Et puis qui voudrait se faire photographier le nez mouillé, les yeux rouges
et le regard triste ? L'ambivalence de nos sentiments sur cette cérémonie
se révèle dans notre réaction face à celui ou celle qui photographie.
À la fois sacrée, c'est aussi un des rites qui rythment la vie et dont
on se souvient. Et c'est également synonyme de mort, ce que l'on cherche
à repousser de toutes nos forces dans notre société contemporaine axée
sur le bien-être, la jeunesse et l'apparence que l'on retrouve dans nos
albums-photo. Pour beaucoup, photographier signifie magnifier, reporter
la beauté d'un instant, et peu sont à même d'en trouver dans un enterrement
qu'on s'imagine gris, triste et pluvieux
Ne pas pouvoir photographier au moment d'un enterrement
c'est quand même propre à la France et cela touche tout autant les milieux
athées que religieux. J'ai photographié ma mère sur son lit de mort, la
cérémonie à l'église et au cimetière. Les gens présents étaient gênés
et me lançaient des regards noirs… Pourtant je n'ai pas moins pris part
à ce moment que les autres. Dès que l'on sort de France c'est beaucoup
plus simple. Dans les pays de tradition orthodoxe cela ne pose pas de
problème, il m'est arrivé que des familles me demandent de les photographier
autour du cercueil. Jacques
Pour avoir réalisé un reportage sur l'enterrement d'un
architecte à la demande d'un de ses proches, j'ai pu constater la difficulté
à supporter les regards des participants. M'ayant identifié comme un "

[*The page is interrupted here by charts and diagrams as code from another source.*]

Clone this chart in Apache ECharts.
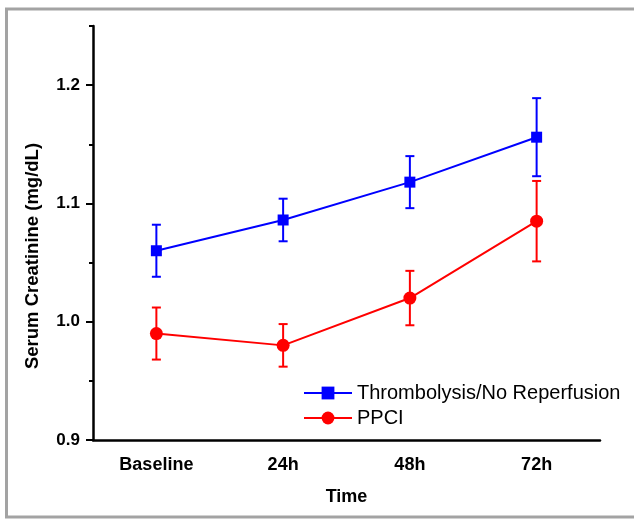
<!DOCTYPE html>
<html>
<head>
<meta charset="utf-8">
<script src="https://cdn.jsdelivr.net/npm/echarts@6/dist/echarts.min.js"></script>
<style>
  html, body { margin: 0; padding: 0; background: #fff; }
  #chart { width: 634px; height: 521px; }
</style>
</head>
<body>
<div id="chart"></div>
<script>
// data
const categories = ['Baseline', '24h', '48h', '72h']
const thrombName = 'Thrombolysis/No Reperfusion'
const thrombMean = [1.06, 1.086, 1.118, 1.156]
const thrombErr = [0.022, 0.018, 0.022, 0.033]
const ppciName = 'PPCI'
const ppciMean = [0.99, 0.98, 1.02, 1.085]
const ppciErr = [0.022, 0.018, 0.023, 0.034]
const yMajorTicks = [0.9, 1.0, 1.1, 1.2]
const yMinorTicks = [0.95, 1.05, 1.15, 1.25]

const FONT = '"Liberation Sans", Arial, sans-serif'
const BLUE = '#0000ff'
const RED = '#ff0000'

const errorData = (mean, err) => mean.map((m, i) => [i, m - err[i], m + err[i]])

const errorBars = (name, color, mean, err) => ({
  name: name,
  type: 'custom',
  xAxisIndex: 0,
  yAxisIndex: 0,
  data: errorData(mean, err),
  z: 3,
  renderItem: (params, api) => {
    const lo = api.coord([api.value(0), api.value(1)])
    const hi = api.coord([api.value(0), api.value(2)])
    const w = 4.5
    const style = { stroke: color, lineWidth: 2 }
    return {
      type: 'group',
      children: [
        { type: 'line', shape: { x1: hi[0], y1: hi[1], x2: lo[0], y2: lo[1] }, style },
        { type: 'line', shape: { x1: hi[0] - w, y1: hi[1], x2: hi[0] + w, y2: hi[1] }, style },
        { type: 'line', shape: { x1: lo[0] - w, y1: lo[1], x2: lo[0] + w, y2: lo[1] }, style }
      ]
    }
  }
})

const chart = echarts.init(document.getElementById('chart'))

chart.setOption({
  animation: false,
  textStyle: { fontFamily: FONT },
  graphic: [
    {
      type: 'rect',
      shape: { x: 6.5, y: 9, width: 700, height: 508 },
      style: { fill: 'none', stroke: '#a3a3a3', lineWidth: 3 },
      silent: true
    },
    {
      type: 'text',
      x: 33,
      y: 256,
      rotation: Math.PI / 2,
      style: {
        text: 'Serum Creatinine (mg/dL)',
        font: 'bold 18.5px ' + FONT,
        fill: '#000',
        align: 'center',
        verticalAlign: 'middle'
      }
    }
  ],
  grid: { left: 93, right: 34, top: 26, bottom: 81, outerBoundsMode: 'none' },
  legend: {
    data: [thrombName, ppciName],
    orient: 'vertical',
    left: 298,
    top: 378,
    itemWidth: 48,
    itemHeight: 16,
    itemGap: 5,
    textStyle: { fontFamily: FONT, fontSize: 20, color: '#000' }
  },
  xAxis: [
    {
      type: 'category',
      data: categories,
      name: 'Time',
      nameLocation: 'middle',
      nameGap: 48,
      nameTextStyle: { fontFamily: FONT, fontSize: 18, fontWeight: 'bold', color: '#000' },
      axisLine: { lineStyle: { color: '#000', width: 2.5 } },
      axisTick: { alignWithLabel: true, length: 7, lineStyle: { color: '#000', width: 2 } },
      axisLabel: { margin: 16, fontFamily: FONT, fontSize: 18, fontWeight: 'bold', color: '#000' },
      splitLine: { show: false }
    },
    {
      type: 'category',
      data: categories,
      position: 'bottom',
      offset: 0,
      axisLine: { show: false },
      axisTick: { length: 4, lineStyle: { color: '#000', width: 2 } },
      axisLabel: { show: false },
      splitLine: { show: false }
    }
  ],
  yAxis: [
    {
      type: 'value',
      min: 0.9,
      max: 1.25,
      axisLine: { show: true, lineStyle: { color: '#000', width: 2.5 } },
      axisTick: { show: true, customValues: yMajorTicks, length: 7, lineStyle: { color: '#000', width: 2 } },
      axisLabel: {
        customValues: yMajorTicks,
        margin: 13,
        fontFamily: FONT,
        fontSize: 17,
        fontWeight: 'bold',
        color: '#000',
        formatter: v => v.toFixed(1)
      },
      splitLine: { show: false }
    },
    {
      type: 'value',
      min: 0.9,
      max: 1.25,
      position: 'left',
      offset: 0,
      axisLine: { show: false },
      axisTick: { show: true, customValues: yMinorTicks, length: 4, lineStyle: { color: '#000', width: 2 } },
      axisLabel: { show: false },
      splitLine: { show: false }
    }
  ],
  series: [
    {
      name: thrombName,
      type: 'line',
      data: thrombMean,
      symbol: 'rect',
      symbolSize: 11,
      z: 4,
      itemStyle: { color: BLUE },
      lineStyle: { color: BLUE, width: 2 }
    },
    {
      name: ppciName,
      type: 'line',
      data: ppciMean,
      symbol: 'circle',
      symbolSize: 13,
      z: 4,
      itemStyle: { color: RED },
      lineStyle: { color: RED, width: 2 }
    },
    errorBars(thrombName, BLUE, thrombMean, thrombErr),
    errorBars(ppciName, RED, ppciMean, ppciErr)
  ]
})
</script>
</body>
</html>
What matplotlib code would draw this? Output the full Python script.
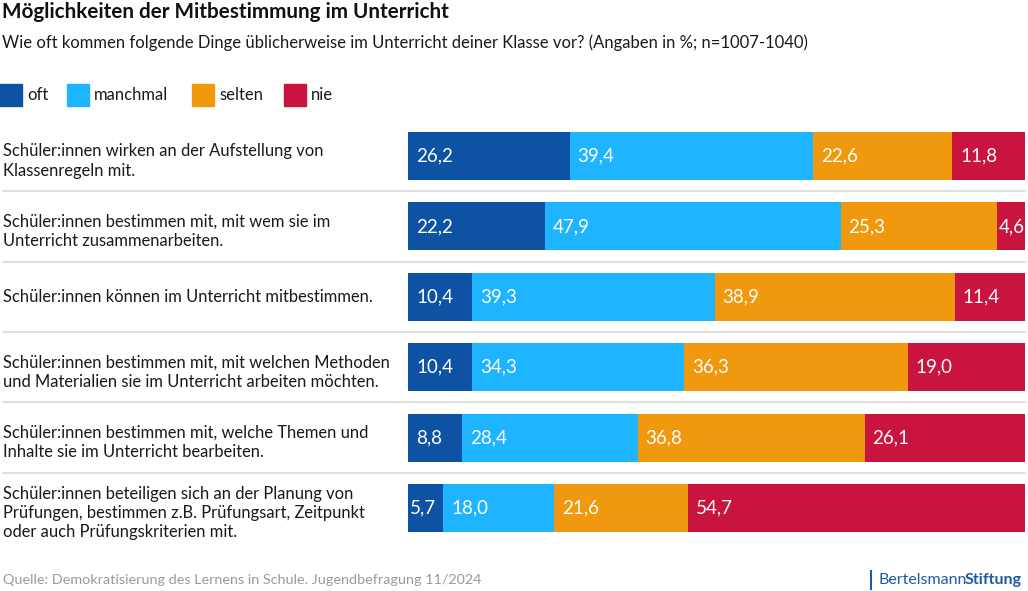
import matplotlib.pyplot as plt
import matplotlib.transforms as mtransforms
import numpy as np

plt.rcParams['font.family'] = ['Lato', 'DejaVu Sans']

# data
categories = [
    "Schüler:innen wirken an der Aufstellung von\nKlassenregeln mit.",
    "Schüler:innen bestimmen mit, mit wem sie im\nUnterricht zusammenarbeiten.",
    "Schüler:innen können im Unterricht mitbestimmen.",
    "Schüler:innen bestimmen mit, mit welchen Methoden\nund Materialien sie im Unterricht arbeiten möchten.",
    "Schüler:innen bestimmen mit, welche Themen und\nInhalte sie im Unterricht bearbeiten.",
    "Schüler:innen beteiligen sich an der Planung von\nPrüfungen, bestimmen z.B. Prüfungsart, Zeitpunkt\noder auch Prüfungskriterien mit.",
]
series = ["oft", "manchmal", "selten", "nie"]
oft = [26.2, 22.2, 10.4, 10.4, 8.8, 5.7]
manchmal = [39.4, 47.9, 39.3, 34.3, 28.4, 18.0]
selten = [22.6, 25.3, 38.9, 36.3, 36.8, 21.6]
nie = [11.8, 4.6, 11.4, 19.0, 26.1, 54.7]

colors = ["#0D52A3", "#1FB4FF", "#F0990F", "#C8143F"]

W, H = 1028, 591
fig = plt.figure(figsize=(W / 100, H / 100), dpi=100)

# bar area in pixels
left, right = 408, 1025
top, bottom = 120.8, 543.2
ax = fig.add_axes([left / W, 1 - bottom / H, (right - left) / W, (bottom - top) / H])
ax.set_xlim(0, 100)
ax.set_ylim(5.5, -0.5)
ax.axis("off")

y = np.arange(len(categories))
start = np.zeros(len(categories))
for vals, col in zip([oft, manchmal, selten, nie], colors):
    vals = np.array(vals)
    ax.barh(y, vals, left=start, height=0.68, color=col, edgecolor="none")
    for yi, s, v in zip(y, start, vals):
        off = 1.3 if v >= 6 else 0.3   # tiny segments get a small pad
        ax.text(s + off, yi, f"{v:.1f}".replace(".", ","), color="white",
                fontsize=13.5, va="center", ha="left")
    start += vals

# category labels and separators
trans = mtransforms.blended_transform_factory(fig.transFigure, ax.transData)
for yi, cat in zip(y, categories):
    shift = 0.07 if "\n" in cat else 0
    ax.text(3 / W, yi + shift, cat, transform=trans, fontsize=11.9, va="center",
            ha="left", color="#1a1a1a", linespacing=1.25)
for yi in y[:-1]:
    ax.plot([3 / W, 1025 / W], [yi + 0.5, yi + 0.5], transform=trans,
            color="#d9d9d9", lw=1.2, clip_on=False)

# title and subtitle
fig.text(2 / W, 1 - 12 / H, "Möglichkeiten der Mitbestimmung im Unterricht",
         fontsize=14.85, fontweight="bold", va="center", ha="left", color="#111111")
fig.text(2 / W, 1 - 43 / H,
         "Wie oft kommen folgende Dinge üblicherweise im Unterricht deiner Klasse vor? (Angaben in %; n=1007-1040)",
         fontsize=11.95, va="center", ha="left", color="#1a1a1a")

# legend
leg_x = [0, 67, 192, 284]
for lx, name, col in zip(leg_x, series, colors):
    fig.patches.append(plt.Rectangle((lx / W, 1 - 106 / H), 22 / W, 22 / H,
                                     transform=fig.transFigure, color=col))
    fig.text((lx + 27) / W, 1 - 95.5 / H, name, fontsize=12.0, va="center",
             ha="left", color="#1a1a1a")

# footer
fig.text(3 / W, 1 - 580 / H,
         "Quelle: Demokratisierung des Lernens in Schule. Jugendbefragung 11/2024",
         fontsize=10.4, va="center", ha="left", color="#9a9a9a")
fig.add_artist(plt.Line2D([871 / W, 871 / W], [1 - 589 / H, 1 - 571 / H],
                          color="#1d5aa8", lw=1.5))
t = fig.text(879 / W, 1 - 580 / H, "Bertelsmann", fontsize=11.5,
             va="center", ha="left", color="#1d5aa8")
fig.canvas.draw()
bb = t.get_window_extent()
fig.text((bb.x1 - 2.5) / W, 1 - 580 / H, "Stiftung", fontsize=11.5, fontweight="bold",
         va="center", ha="left", color="#1d5aa8")

fig.savefig("out.png", dpi=100)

étranger " et étant majoritairement issus de milieux artistiques, donc
ayant une forte pratique de la mise en scène de soi, ils finirent par
m'oublier Dans l'enterrement il y a un lâcher prise de son visage, de
son rang (" on est tous égaux devant la mort ", certes, mais après l'enterrement
la vie reprend et faudrait pas trop laisser de trace de cet abandon).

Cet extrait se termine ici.